Tentative d’affaiblissement par l’affectif? Volonté surtout d’éviter l’irréparable ? Quelles qu’aient été les motivations profondes de ces velléités d’ouverture ou d’humanisation des adversaires du moment, il reste toujours utile de mettre un visage sur l’ennemi, que ce soit pour le jauger ou pour mieux le combattre. Y compris à un moment où, comme chacun sait, l’Empire du Bien est aux prises avec les forces du Mal sans visage…

Mais revenons-en à nos moutons – ou plus exactement à nos maréchaux… Laurent Henninger nous exhume ici un livre frais, enjoué et relativement court ; en quatre mots : « qui se lit bien ». Il s’adresse à tous les gens que la Seconde Guerre mondiale, ses suites immédiates et l’Armée rouge intéressent.
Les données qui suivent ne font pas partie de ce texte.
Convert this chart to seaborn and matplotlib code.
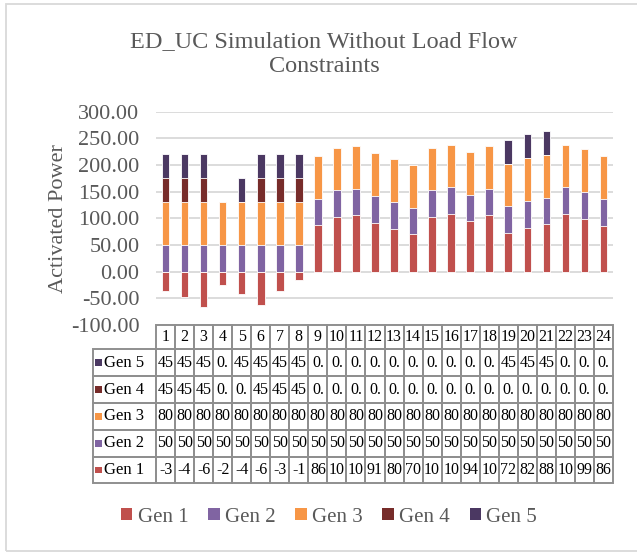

Pour comprendre les étonnantes pérégrinations de notre colonel et la situation de ses augustes interlocuteurs, il pourra quand même être utile de se remettre en tête les grandes lignes de la guerre germano-soviétique (on relira par exemple la série des Paul Carell ou autre synthèse sur le sujet). En bref, un livre à mettre entre toutes les mains et, sincère ou manipulé, c’est maintenant sans grand danger car il semble bien que la Bête – du moins celle-là – est vraiment morte.

JD

Commentaires

1. Le vendredi 15 février 2013, 20:33 par

Un point de vue complémentaire: http://www.mapiledelivres.org/dotcl...

Le rapprochement avec Sting est bien trouvé: ce livre a exactement la même profondeur d'analyse et le même intérêt que la chanson mentionnée.